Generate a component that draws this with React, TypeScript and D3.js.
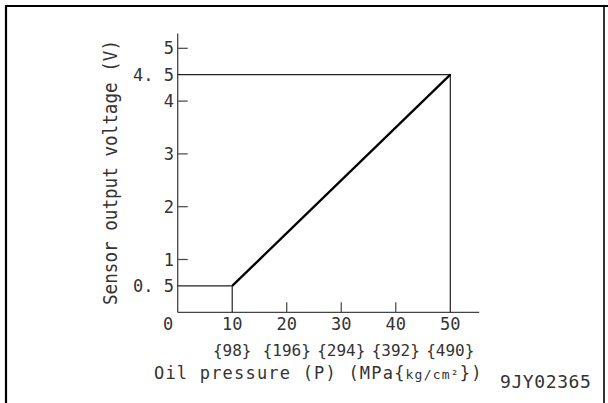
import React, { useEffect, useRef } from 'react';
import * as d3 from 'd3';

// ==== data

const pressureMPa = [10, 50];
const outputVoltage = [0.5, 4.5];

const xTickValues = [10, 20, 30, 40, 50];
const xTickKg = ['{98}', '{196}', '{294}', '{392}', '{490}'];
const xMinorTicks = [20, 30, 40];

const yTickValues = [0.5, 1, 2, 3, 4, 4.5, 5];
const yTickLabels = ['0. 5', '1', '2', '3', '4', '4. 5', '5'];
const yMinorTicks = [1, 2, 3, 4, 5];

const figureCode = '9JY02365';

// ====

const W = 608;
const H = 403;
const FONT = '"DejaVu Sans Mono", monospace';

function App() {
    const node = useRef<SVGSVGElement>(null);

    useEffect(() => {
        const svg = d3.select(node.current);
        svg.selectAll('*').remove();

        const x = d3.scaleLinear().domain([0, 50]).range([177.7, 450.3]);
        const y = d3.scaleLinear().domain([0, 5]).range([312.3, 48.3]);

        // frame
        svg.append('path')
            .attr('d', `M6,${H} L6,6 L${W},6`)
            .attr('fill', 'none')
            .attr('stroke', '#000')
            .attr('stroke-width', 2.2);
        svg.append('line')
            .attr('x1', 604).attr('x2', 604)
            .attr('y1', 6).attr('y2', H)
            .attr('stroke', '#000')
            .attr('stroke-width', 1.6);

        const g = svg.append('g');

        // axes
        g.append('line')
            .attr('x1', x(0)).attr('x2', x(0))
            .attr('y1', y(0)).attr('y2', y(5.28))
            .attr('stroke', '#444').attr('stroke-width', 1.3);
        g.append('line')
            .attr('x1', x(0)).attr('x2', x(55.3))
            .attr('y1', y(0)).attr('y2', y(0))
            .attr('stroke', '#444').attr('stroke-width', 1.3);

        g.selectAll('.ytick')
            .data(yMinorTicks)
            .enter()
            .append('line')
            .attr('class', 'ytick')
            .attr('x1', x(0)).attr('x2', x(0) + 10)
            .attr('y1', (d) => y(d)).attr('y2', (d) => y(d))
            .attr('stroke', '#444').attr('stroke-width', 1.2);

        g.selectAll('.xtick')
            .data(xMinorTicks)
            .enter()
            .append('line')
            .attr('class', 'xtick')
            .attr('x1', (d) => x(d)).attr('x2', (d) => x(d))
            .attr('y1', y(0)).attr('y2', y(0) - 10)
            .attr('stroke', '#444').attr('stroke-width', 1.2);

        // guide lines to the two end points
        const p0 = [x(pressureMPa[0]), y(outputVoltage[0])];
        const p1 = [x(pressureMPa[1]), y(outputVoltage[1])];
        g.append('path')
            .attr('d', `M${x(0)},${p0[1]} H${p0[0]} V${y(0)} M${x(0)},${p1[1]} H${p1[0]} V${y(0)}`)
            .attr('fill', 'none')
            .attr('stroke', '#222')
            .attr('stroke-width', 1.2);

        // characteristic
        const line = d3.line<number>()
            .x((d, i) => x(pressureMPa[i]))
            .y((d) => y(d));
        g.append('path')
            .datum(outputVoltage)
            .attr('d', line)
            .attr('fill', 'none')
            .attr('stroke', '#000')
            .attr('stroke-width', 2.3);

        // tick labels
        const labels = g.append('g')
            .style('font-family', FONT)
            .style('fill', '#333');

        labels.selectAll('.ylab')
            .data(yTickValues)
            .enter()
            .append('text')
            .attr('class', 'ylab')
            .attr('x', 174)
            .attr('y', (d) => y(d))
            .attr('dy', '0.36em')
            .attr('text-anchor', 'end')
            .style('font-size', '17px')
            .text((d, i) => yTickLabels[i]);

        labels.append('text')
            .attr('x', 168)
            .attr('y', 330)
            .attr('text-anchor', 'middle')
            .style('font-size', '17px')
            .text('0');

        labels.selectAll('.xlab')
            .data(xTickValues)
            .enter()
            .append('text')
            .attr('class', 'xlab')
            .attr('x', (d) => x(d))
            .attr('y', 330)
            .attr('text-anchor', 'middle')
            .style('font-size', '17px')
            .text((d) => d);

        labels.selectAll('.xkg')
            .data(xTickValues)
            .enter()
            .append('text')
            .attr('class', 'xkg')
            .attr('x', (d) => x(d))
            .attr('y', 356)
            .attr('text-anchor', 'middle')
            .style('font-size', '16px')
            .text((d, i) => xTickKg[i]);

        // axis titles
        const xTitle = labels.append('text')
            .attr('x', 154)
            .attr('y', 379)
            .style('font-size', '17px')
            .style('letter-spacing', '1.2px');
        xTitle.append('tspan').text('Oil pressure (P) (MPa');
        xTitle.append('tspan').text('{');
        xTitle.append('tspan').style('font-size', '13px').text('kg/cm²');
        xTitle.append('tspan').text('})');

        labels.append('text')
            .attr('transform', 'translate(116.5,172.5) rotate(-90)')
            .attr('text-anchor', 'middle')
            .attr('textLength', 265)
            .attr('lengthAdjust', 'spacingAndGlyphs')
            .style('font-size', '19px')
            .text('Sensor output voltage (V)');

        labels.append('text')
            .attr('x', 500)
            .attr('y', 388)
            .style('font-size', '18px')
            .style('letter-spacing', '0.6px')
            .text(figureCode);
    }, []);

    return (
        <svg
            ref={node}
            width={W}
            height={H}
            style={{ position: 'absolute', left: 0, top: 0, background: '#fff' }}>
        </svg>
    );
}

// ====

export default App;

# # #

> _WORK TO BE COMPLETED_: Return only the lines from the start of the data through the line that contains "const outputVoltage = [0.5, 4.5];", please, copying them exactly and omitting all pictures.

> _ANSWER FOR THIS EXERCISE_:
Generate a component that draws this with React, TypeScript and D3.js.
import React, { useEffect, useRef } from 'react';
import * as d3 from 'd3';

// ==== data

const pressureMPa = [10, 50];
const outputVoltage = [0.5, 4.5];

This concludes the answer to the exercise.